The worse wine critics, in fact, are probably the ones with a false sense of infallibility. Who believe their 100-point scores have the permanence of biblical tablets despite still another factor that every experienced taster acknowledges - that not every bottle under the same label tastes exactly the same. Good wine is an organic (in the original sense of the word) product, and it's silly to expect sameness. Bottle variation is a fact of life, which only exasperates the fact that the taste perceptions of human beings (including the world's greatest wine "experts") are just as variable. Even Popes know (or should know) this about their judgement. Wine critics – because they are evaluating liquids that shift and change as rapidly as their senses, and the minute hands on a clock – even more so.

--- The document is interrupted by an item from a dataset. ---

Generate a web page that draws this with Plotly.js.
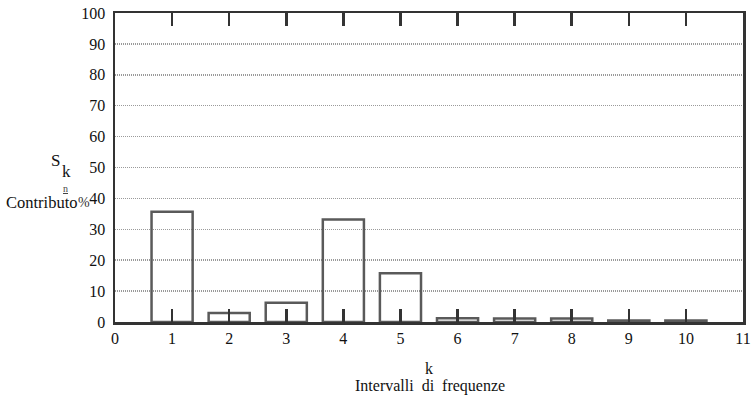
<!DOCTYPE html>
<html><head><meta charset="utf-8">
<script src="https://cdn.plot.ly/plotly-3.0.1.min.js"></script>
<style>html,body{margin:0;padding:0;background:#fff}</style>
</head><body>
<div id="chart" style="width:754px;height:399px"></div>
<script>
const intervals = [1, 2, 3, 4, 5, 6, 7, 8, 9, 10];
const contributions = [35.7, 2.9, 6.2, 33.2, 15.8, 1.2, 1.1, 1.1, 0.5, 0.5];
const xTicks = [0, 1, 2, 3, 4, 5, 6, 7, 8, 9, 10, 11];
const yTicks = [0, 10, 20, 30, 40, 50, 60, 70, 80, 90, 100];

const FAM = 'Liberation Serif';
const INK = '#111';
const font = {family: FAM, color: INK};

const trace = {
  type: 'bar', x: intervals, y: contributions, width: 0.72,
  marker: {color: 'rgba(255,255,255,0)', line: {color: '#5a5a5a', width: 2.5}},
  hoverinfo: 'skip'
};

const layout = {
  width: 754, height: 399,
  margin: {l: 115, r: 11, t: 13, b: 77},
  paper_bgcolor: '#fff', plot_bgcolor: '#fff',
  showlegend: false,
  font: font,
  xaxis: {
    range: [0, 11], tickvals: xTicks, ticktext: xTicks.map(String),
    ticks: 'inside', ticklen: 13, tickwidth: 2.5, tickcolor: '#333',
    showline: true, linecolor: '#333', linewidth: 2.5, mirror: 'ticks',
    showgrid: false, zeroline: false,
    tickfont: {family: FAM, size: 16, color: INK}
  },
  yaxis: {
    range: [0, 100], tickvals: yTicks, ticktext: yTicks.map(String),
    ticks: '', showline: true, linecolor: '#333', linewidth: 2.5, mirror: true,
    showgrid: true, gridcolor: '#9a9a9a', gridwidth: 1.5, griddash: '1px,1px',
    zeroline: false, ticklabelstandoff: 4,
    tickfont: {family: FAM, size: 16, color: INK}
  },
  annotations: [
    {xref: 'paper', yref: 'paper', x: 0.5, y: -0.149, yanchor: 'middle', xanchor: 'center', showarrow: false,
     text: 'k', font: {family: FAM, size: 16, color: INK}},
    {xref: 'paper', yref: 'paper', x: 0.502, y: -0.206, yanchor: 'middle', xanchor: 'center', showarrow: false,
     text: 'Intervalli&nbsp; di&nbsp; frequenze', font: {family: FAM, size: 16, color: INK}},
    {xref: 'paper', yref: 'paper', x: -0.094, y: 0.522, xanchor: 'center', yanchor: 'middle', showarrow: false,
     text: 'S', font: {family: FAM, size: 17, color: INK}},
    {xref: 'paper', yref: 'paper', x: -0.077, y: 0.487, xanchor: 'center', yanchor: 'middle', showarrow: false,
     text: 'k', font: {family: FAM, size: 17, color: INK}},
    {xref: 'paper', yref: 'paper', x: -0.079, y: 0.432, xanchor: 'center', yanchor: 'middle', showarrow: false,
     text: '<u>n</u>', font: {family: FAM, size: 10, color: '#444'}},
    {xref: 'paper', yref: 'paper', x: -0.177, y: 0.388, xanchor: 'left', yanchor: 'middle', showarrow: false,
     text: 'Contributo', font: {family: FAM, size: 16.5, color: INK}},
    {xref: 'paper', yref: 'paper', x: -0.05, y: 0.388, xanchor: 'center', yanchor: 'middle', showarrow: false,
     text: '%', font: {family: FAM, size: 14, color: '#333'}}
  ]
};

Plotly.newPlot('chart', [trace], layout, {displayModeBar: false, staticPlot: true});
</script>
</body></html>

So what is the alternative? Chaos? The answer is, an appreciation of wine the same way it was done for centuries, long before 100-point scores were even thought of, and before obscenely wealthy people in China, New York, Tokyo or Las Vegas weren't driving up the prices of the rarer stuff.

That is to say, each individual making a concerted effort to understand his or her own taste in wine, critics be damned. If your instinct is to be skeptical of prices, high or low, then you're already half-way there. Hey, let's open up a bottle and talk about it. There is, after all, no trust like trust in yourself, and in the experience shared with friends, family, and especially equally good food.